Legend: GP = Games played, W = Wins, L = Losses, T = Ties, Pts = Points, GF = Goals for, GA = Goals against

| Memorial Cup champions | OHL champions | OHL finalists |

| Season | Regular season |  |  |  |  |  |  |  |  | Playoffs |
| GP | W | L | T | Pts | Pct | GF | GA | Finish |
| 1988–89 | 66 | 41 | 23 | 2 | 84 | 0.636 | 410 | 319 | 2nd Emms | Won division quarterfinal (Windsor Spitfires) 4–0 Won semifinal (London Knights) 4–3 Lost OHL final (Peterborough Petes) 4–2 |
| 1989–90 | 66 | 23 | 39 | 4 | 50 | 0.379 | 278 | 355 | 6th Emms | Won division quarterfinal (London Knights) 4–2 Won quarterfinal (Owen Sound Platers) 4–2 Lost semifinal (Kitchener Rangers) 4–1 |
| 1990–91 | 66 | 39 | 18 | 9 | 87 | 0.659 | 335 | 259 | 2nd Emms | Won division quarterfinal (Kitchener Rangers) 4–2 Won quarterfinal (Windsor Spitfires) 4–0 Lost semifinal (Sault Ste. Marie Greyhounds) 4–0 |
| 1991–92 | 66 | 39 | 23 | 4 | 82 | 0.621 | 307 | 254 | 2nd Emms | Won division quarterfinal (Detroit Compuware Ambassadors) 4–3 Won quarterfinal (London Knights) 4–1 Lost semifinal (Sault Ste.
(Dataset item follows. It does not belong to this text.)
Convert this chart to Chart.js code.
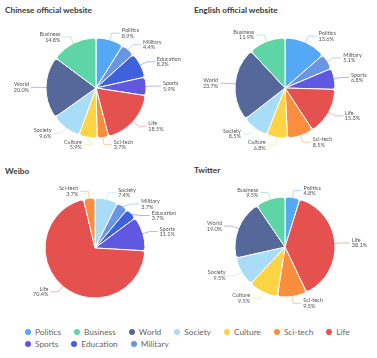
<!DOCTYPE html>
<html>
<head>
<meta charset="utf-8">
<script src="https://cdn.jsdelivr.net/npm/chart.js@4/dist/chart.umd.min.js"></script>
<style>
  html,body{margin:0;padding:0;background:#fff;width:377px;height:358px;overflow:hidden;position:relative;font-family:Lato,"Open Sans",sans-serif;}
  canvas{position:absolute;}
  .title{position:absolute;font-size:8.3px;font-weight:700;color:#3a3a3a;line-height:10px;white-space:nowrap;}
  #legend{position:absolute;left:25px;top:327px;width:340px;display:flex;flex-wrap:wrap;column-gap:13px;row-gap:3px;font-size:8.3px;color:#666;}
  .li{display:flex;align-items:center;height:9px;}
  .dot{width:6px;height:6px;border-radius:50%;margin-right:4px;}
</style>
</head>
<body>
<div class="title" style="left:5px;top:5px">Chinese official website</div>
<div class="title" style="left:194px;top:5px">English official website</div>
<div class="title" style="left:5px;top:166px">Weibo</div>
<div class="title" style="left:194px;top:165px">Twitter</div>
<canvas id="c1" width="190" height="150" style="left:1px;top:13px"></canvas>
<canvas id="c2" width="190" height="150" style="left:190px;top:13px"></canvas>
<canvas id="c3" width="190" height="150" style="left:0px;top:173px"></canvas>
<canvas id="c4" width="190" height="150" style="left:190px;top:172px"></canvas>
<div id="legend"></div>
<script>
// Legend categories and colours
const categories = ["Politics","Business","World","Society","Culture","Sci-tech","Life","Sports","Education","Military"];
const categoryColors = ["#55a8f3","#5dd5a6","#56679a","#a9dcf6","#fdd444","#fb8e3e","#e5514f","#6158e2","#3f61dc","#6a95e2"];

// Chinese official website (clockwise from top)
const chineseLabels = ["Politics","Military","Education","Sports","Life","Sci-tech","Culture","Society","World","Business"];
const chineseValues = [8.9,4.4,8.2,5.9,18.5,3.7,5.9,9.6,20.0,14.8];

// English official website
const englishLabels = ["Politics","Military","Sports","Life","Sci-tech","Culture","Society","World","Business"];
const englishValues = [13.6,5.1,6.8,15.3,8.5,6.8,8.5,23.7,11.9];

// Weibo
const weiboLabels = ["Society","Military","Education","Sports","Life","Sci-tech"];
const weiboValues = [7.4,3.7,3.7,11.1,70.4,3.7];

// Twitter
const twitterLabels = ["Politics","Life","Sci-tech","Culture","Society","World","Business"];
const twitterValues = [4.8,38.1,9.5,9.5,9.5,19.0,9.5];

function colorOf(name){ return categoryColors[categories.indexOf(name)]; }

const LEN1 = 7, LEN2 = 8, MIN_GAP = 11.5;

const labelPlugin = {
  id: 'pieLabels',
  afterDatasetsDraw(chart){
    const ctx = chart.ctx;
    const meta = chart.getDatasetMeta(0);
    const ds = chart.data.datasets[0];
    const items = meta.data.map((arc, i) => {
      const p = arc.getProps(['x','y','startAngle','endAngle','outerRadius'], true);
      const mid = (p.startAngle + p.endAngle) / 2;
      const c = Math.cos(mid), s = Math.sin(mid);
      const r = p.outerRadius;
      return {
        i, cx: p.x, cy: p.y, r, right: c >= 0,
        x0: p.x + c * (r - 1), y0: p.y + s * (r - 1),
        x1: p.x + c * (r + LEN1), y1: p.y + s * (r + LEN1)
      };
    });
    // simple overlap avoidance per side (push downward)
    [true, false].forEach(side => {
      const list = items.filter(it => it.right === side).sort((a, b) => a.y1 - b.y1);
      for (let k = 1; k < list.length; k++) {
        const prev = list[k - 1], cur = list[k];
        if (cur.y1 - prev.y1 < MIN_GAP) {
          cur.y1 = prev.y1 + MIN_GAP;
          const R = cur.r + LEN1;
          const dy = cur.y1 - cur.cy;
          if (Math.abs(dy) < R) {
            const dx = Math.sqrt(R * R - dy * dy);
            cur.x1 = cur.cx + (side ? dx : -dx);
          }
        }
      }
    });
    ctx.save();
    items.forEach(it => {
      const x2 = it.x1 + (it.right ? LEN2 : -LEN2);
      ctx.globalAlpha = 0.55;
      ctx.strokeStyle = ds.backgroundColor[it.i];
      ctx.lineWidth = 0.8;
      ctx.beginPath();
      ctx.moveTo(it.x0, it.y0); ctx.lineTo(it.x1, it.y1); ctx.lineTo(x2, it.y1);
      ctx.stroke();
      ctx.globalAlpha = 1;
      ctx.fillStyle = '#555';
      ctx.font = '5.5px Lato, "Open Sans", sans-serif';
      ctx.textAlign = it.right ? 'left' : 'right';
      ctx.textBaseline = 'middle';
      const tx = x2 + (it.right ? 2 : -2);
      ctx.fillText(chart.data.labels[it.i], tx, it.y1 - 2.7);
      ctx.fillText(ds.data[it.i].toFixed(1) + '%', tx, it.y1 + 2.7);
    });
    ctx.restore();
  }
};

function makePie(id, labels, values){
  new Chart(document.getElementById(id), {
    type: 'pie',
    data: {
      labels: labels,
      datasets: [{
        data: values,
        backgroundColor: labels.map(colorOf),
        borderColor: '#ffffff',
        borderWidth: 1,
        borderRadius: 3,
        radius: 50
      }]
    },
    options: {
      responsive: false,
      animation: false,
      events: [],
      layout: { padding: 0 },
      plugins: { legend: { display: false }, tooltip: { enabled: false }, title: { display: false } }
    },
    plugins: [labelPlugin]
  });
}

makePie('c1', chineseLabels, chineseValues);
makePie('c2', englishLabels, englishValues);
makePie('c3', weiboLabels, weiboValues);
makePie('c4', twitterLabels, twitterValues);

const leg = document.getElementById('legend');
categories.forEach((name, i) => {
  const d = document.createElement('div');
  d.className = 'li';
  d.innerHTML = '<span class="dot" style="background:' + categoryColors[i] + '"></span><span>' + name + '</span>';
  leg.appendChild(d);
});
</script>
</body>
</html>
Marie Greyhounds) 4–1 |
| 1992–93 | 66 | 29 | 30 | 7 | 65 | 0.492 | 299 | 274 | 5th Emms | Lost division quarterfinal (Owen Sound Platers) 4–0 |
| 1993–94 | 66 | 21 | 41 | 4 | 46 | 0.348 | 277 | 352 | 8th Emms | Did not qualify |
| 1994–95 | 66 | 18 | 40 | 8 | 44 | 0.333 | 231 | 298 | 4th Central | Lost division quarterfinal (Owen Sound Platers) 4–2 |
| 1995–96 | 66 | 29 | 30 | 7 | 65 | 0.492 | 248 | 238 | 3rd Central | Won division quarterfinal (Owen Sound Platers) 4–2 Lost quarterfinal (Guelph Storm) 4–0 |

==Arena==
The Niagara Falls Thunder played home games at Niagara Falls Memorial Arena from 1988 to 1996.